■ What you should do
Without the pictures, can you quote each line below exactly?

■ Information supplied
+---+
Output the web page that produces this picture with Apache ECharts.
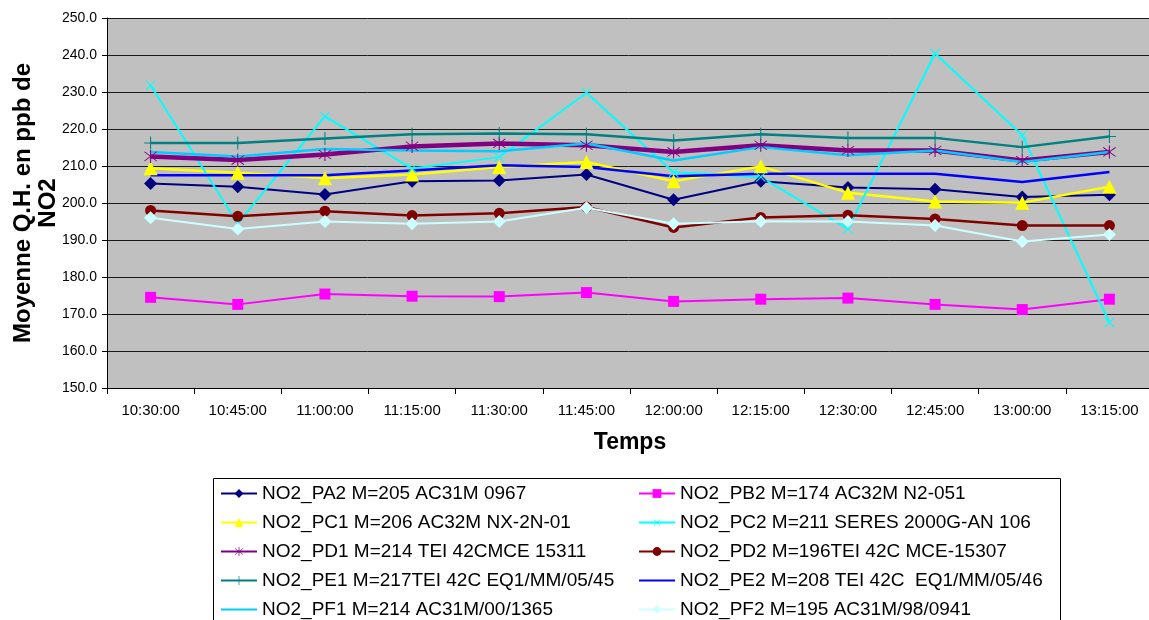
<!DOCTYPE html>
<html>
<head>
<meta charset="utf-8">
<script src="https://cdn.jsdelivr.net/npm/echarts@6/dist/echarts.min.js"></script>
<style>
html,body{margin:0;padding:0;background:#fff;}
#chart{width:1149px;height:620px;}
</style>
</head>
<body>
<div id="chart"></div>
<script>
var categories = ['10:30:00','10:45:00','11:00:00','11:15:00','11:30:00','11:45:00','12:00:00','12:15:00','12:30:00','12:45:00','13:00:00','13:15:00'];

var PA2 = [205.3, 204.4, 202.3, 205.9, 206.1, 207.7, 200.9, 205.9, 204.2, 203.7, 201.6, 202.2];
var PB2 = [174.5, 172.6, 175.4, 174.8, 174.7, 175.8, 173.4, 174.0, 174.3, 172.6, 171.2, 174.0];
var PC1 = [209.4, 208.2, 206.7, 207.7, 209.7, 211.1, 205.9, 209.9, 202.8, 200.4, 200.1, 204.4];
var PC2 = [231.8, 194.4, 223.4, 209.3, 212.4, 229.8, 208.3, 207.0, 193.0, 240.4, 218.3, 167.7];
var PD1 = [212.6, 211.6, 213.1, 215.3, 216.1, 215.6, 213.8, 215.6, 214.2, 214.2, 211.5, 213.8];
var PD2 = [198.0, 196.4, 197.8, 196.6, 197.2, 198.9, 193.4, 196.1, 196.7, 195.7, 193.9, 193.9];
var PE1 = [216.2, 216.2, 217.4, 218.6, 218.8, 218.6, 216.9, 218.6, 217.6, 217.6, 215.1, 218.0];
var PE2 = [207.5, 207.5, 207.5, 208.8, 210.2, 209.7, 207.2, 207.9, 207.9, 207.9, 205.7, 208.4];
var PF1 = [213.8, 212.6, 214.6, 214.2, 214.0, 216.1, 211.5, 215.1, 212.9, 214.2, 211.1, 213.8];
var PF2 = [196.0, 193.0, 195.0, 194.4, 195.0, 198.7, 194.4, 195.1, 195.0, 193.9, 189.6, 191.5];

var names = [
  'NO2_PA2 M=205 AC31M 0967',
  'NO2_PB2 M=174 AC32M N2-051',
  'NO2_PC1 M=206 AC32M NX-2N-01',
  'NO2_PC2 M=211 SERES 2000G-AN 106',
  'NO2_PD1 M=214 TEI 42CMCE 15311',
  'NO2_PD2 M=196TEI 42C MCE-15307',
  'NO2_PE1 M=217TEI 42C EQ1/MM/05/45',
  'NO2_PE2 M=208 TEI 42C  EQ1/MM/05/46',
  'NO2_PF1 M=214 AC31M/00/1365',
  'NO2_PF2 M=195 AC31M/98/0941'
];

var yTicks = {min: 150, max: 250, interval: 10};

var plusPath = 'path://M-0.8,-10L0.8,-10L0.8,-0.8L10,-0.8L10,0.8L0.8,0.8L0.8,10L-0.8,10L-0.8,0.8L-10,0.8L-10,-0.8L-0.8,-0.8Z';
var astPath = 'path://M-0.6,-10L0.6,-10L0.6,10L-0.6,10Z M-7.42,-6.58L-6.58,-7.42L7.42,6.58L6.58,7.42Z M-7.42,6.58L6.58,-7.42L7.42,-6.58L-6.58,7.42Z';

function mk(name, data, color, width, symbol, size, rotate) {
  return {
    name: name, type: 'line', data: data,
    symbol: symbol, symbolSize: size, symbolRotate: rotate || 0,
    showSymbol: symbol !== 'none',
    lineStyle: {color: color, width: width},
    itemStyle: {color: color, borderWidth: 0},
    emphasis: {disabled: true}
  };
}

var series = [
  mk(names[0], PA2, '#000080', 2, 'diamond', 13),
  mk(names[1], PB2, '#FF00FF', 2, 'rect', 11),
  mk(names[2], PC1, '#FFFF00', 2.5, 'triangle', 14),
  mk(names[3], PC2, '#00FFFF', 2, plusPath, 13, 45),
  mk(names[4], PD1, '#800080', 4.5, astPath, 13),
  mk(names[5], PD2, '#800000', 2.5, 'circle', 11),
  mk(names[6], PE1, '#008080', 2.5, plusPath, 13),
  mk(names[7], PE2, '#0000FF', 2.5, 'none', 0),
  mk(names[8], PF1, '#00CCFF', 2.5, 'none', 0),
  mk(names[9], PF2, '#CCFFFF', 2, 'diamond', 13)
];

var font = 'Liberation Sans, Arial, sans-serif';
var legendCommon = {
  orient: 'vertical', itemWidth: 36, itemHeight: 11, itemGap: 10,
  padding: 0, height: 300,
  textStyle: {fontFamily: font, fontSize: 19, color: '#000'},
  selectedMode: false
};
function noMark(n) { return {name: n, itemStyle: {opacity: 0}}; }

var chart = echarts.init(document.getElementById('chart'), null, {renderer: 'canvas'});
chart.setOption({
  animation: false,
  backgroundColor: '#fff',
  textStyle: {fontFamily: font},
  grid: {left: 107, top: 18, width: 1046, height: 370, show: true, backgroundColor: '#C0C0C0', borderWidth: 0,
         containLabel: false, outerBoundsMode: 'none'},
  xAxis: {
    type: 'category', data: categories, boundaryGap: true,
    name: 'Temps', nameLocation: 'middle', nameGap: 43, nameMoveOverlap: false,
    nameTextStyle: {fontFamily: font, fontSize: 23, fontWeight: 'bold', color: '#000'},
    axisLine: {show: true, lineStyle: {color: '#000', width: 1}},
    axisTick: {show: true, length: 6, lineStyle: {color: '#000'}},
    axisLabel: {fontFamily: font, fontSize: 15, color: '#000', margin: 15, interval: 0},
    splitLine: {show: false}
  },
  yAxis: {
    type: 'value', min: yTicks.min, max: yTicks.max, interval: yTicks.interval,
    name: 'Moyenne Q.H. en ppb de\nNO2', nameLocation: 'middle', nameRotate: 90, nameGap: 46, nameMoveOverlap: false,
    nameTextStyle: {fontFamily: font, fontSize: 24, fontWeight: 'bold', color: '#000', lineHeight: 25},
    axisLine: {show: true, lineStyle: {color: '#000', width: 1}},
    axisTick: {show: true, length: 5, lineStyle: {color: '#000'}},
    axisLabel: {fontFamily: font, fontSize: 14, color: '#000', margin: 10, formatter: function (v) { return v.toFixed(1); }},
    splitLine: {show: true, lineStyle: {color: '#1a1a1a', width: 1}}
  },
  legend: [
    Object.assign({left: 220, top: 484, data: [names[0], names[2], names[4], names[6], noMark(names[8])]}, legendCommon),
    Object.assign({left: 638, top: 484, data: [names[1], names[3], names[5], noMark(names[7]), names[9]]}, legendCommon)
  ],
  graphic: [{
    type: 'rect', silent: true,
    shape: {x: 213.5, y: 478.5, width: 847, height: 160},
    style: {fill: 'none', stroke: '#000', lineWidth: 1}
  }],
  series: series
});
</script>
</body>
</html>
+---+
■ Written answer
Output the web page that produces this picture with Apache ECharts.
<!DOCTYPE html>
<html>
<head>
<meta charset="utf-8">
<script src="https://cdn.jsdelivr.net/npm/echarts@6/dist/echarts.min.js"></script>
<style>
html,body{margin:0;padding:0;background:#fff;}
#chart{width:1149px;height:620px;}
</style>
</head>
<body>
<div id="chart"></div>
<script>
var categories = ['10:30:00','10:45:00','11:00:00','11:15:00','11:30:00','11:45:00','12:00:00','12:15:00','12:30:00','12:45:00','13:00:00','13:15:00'];

var PA2 = [205.3, 204.4, 202.3, 205.9, 206.1, 207.7, 200.9, 205.9, 204.2, 203.7, 201.6, 202.2];
var PB2 = [174.5, 172.6, 175.4, 174.8, 174.7, 175.8, 173.4, 174.0, 174.3, 172.6, 171.2, 174.0];
var PC1 = [209.4, 208.2, 206.7, 207.7, 209.7, 211.1, 205.9, 209.9, 202.8, 200.4, 200.1, 204.4];
var PC2 = [231.8, 194.4, 223.4, 209.3, 212.4, 229.8, 208.3, 207.0, 193.0, 240.4, 218.3, 167.7];
var PD1 = [212.6, 211.6, 213.1, 215.3, 216.1, 215.6, 213.8, 215.6, 214.2, 214.2, 211.5, 213.8];
var PD2 = [198.0, 196.4, 197.8, 196.6, 197.2, 198.9, 193.4, 196.1, 196.7, 195.7, 193.9, 193.9];
var PE1 = [216.2, 216.2, 217.4, 218.6, 218.8, 218.6, 216.9, 218.6, 217.6, 217.6, 215.1, 218.0];
var PE2 = [207.5, 207.5, 207.5, 208.8, 210.2, 209.7, 207.2, 207.9, 207.9, 207.9, 205.7, 208.4];
var PF1 = [213.8, 212.6, 214.6, 214.2, 214.0, 216.1, 211.5, 215.1, 212.9, 214.2, 211.1, 213.8];
var PF2 = [196.0, 193.0, 195.0, 194.4, 195.0, 198.7, 194.4, 195.1, 195.0, 193.9, 189.6, 191.5];

var names = [
  'NO2_PA2 M=205 AC31M 0967',
  'NO2_PB2 M=174 AC32M N2-051',
  'NO2_PC1 M=206 AC32M NX-2N-01',
  'NO2_PC2 M=211 SERES 2000G-AN 106',
  'NO2_PD1 M=214 TEI 42CMCE 15311',
  'NO2_PD2 M=196TEI 42C MCE-15307',
  'NO2_PE1 M=217TEI 42C EQ1/MM/05/45',
  'NO2_PE2 M=208 TEI 42C  EQ1/MM/05/46',
  'NO2_PF1 M=214 AC31M/00/1365',
  'NO2_PF2 M=195 AC31M/98/0941'
];

var yTicks = {min: 150, max: 250, interval: 10};

var plusPath = 'path://M-0.8,-10L0.8,-10L0.8,-0.8L10,-0.8L10,0.8L0.8,0.8L0.8,10L-0.8,10L-0.8,0.8L-10,0.8L-10,-0.8L-0.8,-0.8Z';
var astPath = 'path://M-0.6,-10L0.6,-10L0.6,10L-0.6,10Z M-7.42,-6.58L-6.58,-7.42L7.42,6.58L6.58,7.42Z M-7.42,6.58L6.58,-7.42L7.42,-6.58L-6.58,7.42Z';

function mk(name, data, color, width, symbol, size, rotate) {
  return {
    name: name, type: 'line', data: data,
    symbol: symbol, symbolSize: size, symbolRotate: rotate || 0,
    showSymbol: symbol !== 'none',
    lineStyle: {color: color, width: width},
    itemStyle: {color: color, borderWidth: 0},
    emphasis: {disabled: true}
  };
}

var series = [
  mk(names[0], PA2, '#000080', 2, 'diamond', 13),
  mk(names[1], PB2, '#FF00FF', 2, 'rect', 11),
  mk(names[2], PC1, '#FFFF00', 2.5, 'triangle', 14),
  mk(names[3], PC2, '#00FFFF', 2, plusPath, 13, 45),
  mk(names[4], PD1, '#800080', 4.5, astPath, 13),
  mk(names[5], PD2, '#800000', 2.5, 'circle', 11),
  mk(names[6], PE1, '#008080', 2.5, plusPath, 13),
  mk(names[7], PE2, '#0000FF', 2.5, 'none', 0),
  mk(names[8], PF1, '#00CCFF', 2.5, 'none', 0),
  mk(names[9], PF2, '#CCFFFF', 2, 'diamond', 13)
];

var font = 'Liberation Sans, Arial, sans-serif';
var legendCommon = {
  orient: 'vertical', itemWidth: 36, itemHeight: 11, itemGap: 10,
  padding: 0, height: 300,
  textStyle: {fontFamily: font, fontSize: 19, color: '#000'},
  selectedMode: false
};
function noMark(n) { return {name: n, itemStyle: {opacity: 0}}; }

var chart = echarts.init(document.getElementById('chart'), null, {renderer: 'canvas'});
chart.setOption({
  animation: false,
  backgroundColor: '#fff',
  textStyle: {fontFamily: font},
  grid: {left: 107, top: 18, width: 1046, height: 370, show: true, backgroundColor: '#C0C0C0', borderWidth: 0,
         containLabel: false, outerBoundsMode: 'none'},
  xAxis: {
    type: 'category', data: categories, boundaryGap: true,
    name: 'Temps', nameLocation: 'middle', nameGap: 43, nameMoveOverlap: false,
    nameTextStyle: {fontFamily: font, fontSize: 23, fontWeight: 'bold', color: '#000'},
    axisLine: {show: true, lineStyle: {color: '#000', width: 1}},
    axisTick: {show: true, length: 6, lineStyle: {color: '#000'}},
    axisLabel: {fontFamily: font, fontSize: 15, color: '#000', margin: 15, interval: 0},
    splitLine: {show: false}
  },
  yAxis: {
    type: 'value', min: yTicks.min, max: yTicks.max, interval: yTicks.interval,
    name: 'Moyenne Q.H. en ppb de\nNO2', nameLocation: 'middle', nameRotate: 90, nameGap: 46, nameMoveOverlap: false,
    nameTextStyle: {fontFamily: font, fontSize: 24, fontWeight: 'bold', color: '#000', lineHeight: 25},
    axisLine: {show: true, lineStyle: {color: '#000', width: 1}},
    axisTick: {show: true, length: 5, lineStyle: {color: '#000'}},
    axisLabel: {fontFamily: font, fontSize: 14, color: '#000', margin: 10, formatter: function (v) { return v.toFixed(1); }},
    splitLine: {show: true, lineStyle: {color: '#1a1a1a', width: 1}}
  },
  legend: [
    Object.assign({left: 220, top: 484, data: [names[0], names[2], names[4], names[6], noMark(names[8])]}, legendCommon),
    Object.assign({left: 638, top: 484, data: [names[1], names[3], names[5], noMark(names[7]), names[9]]}, legendCommon)
  ],
  graphic: [{
    type: 'rect', silent: true,
    shape: {x: 213.5, y: 478.5, width: 847, height: 160},
    style: {fill: 'none', stroke: '#000', lineWidth: 1}
  }],
  series: series
});
</script>
</body>
</html>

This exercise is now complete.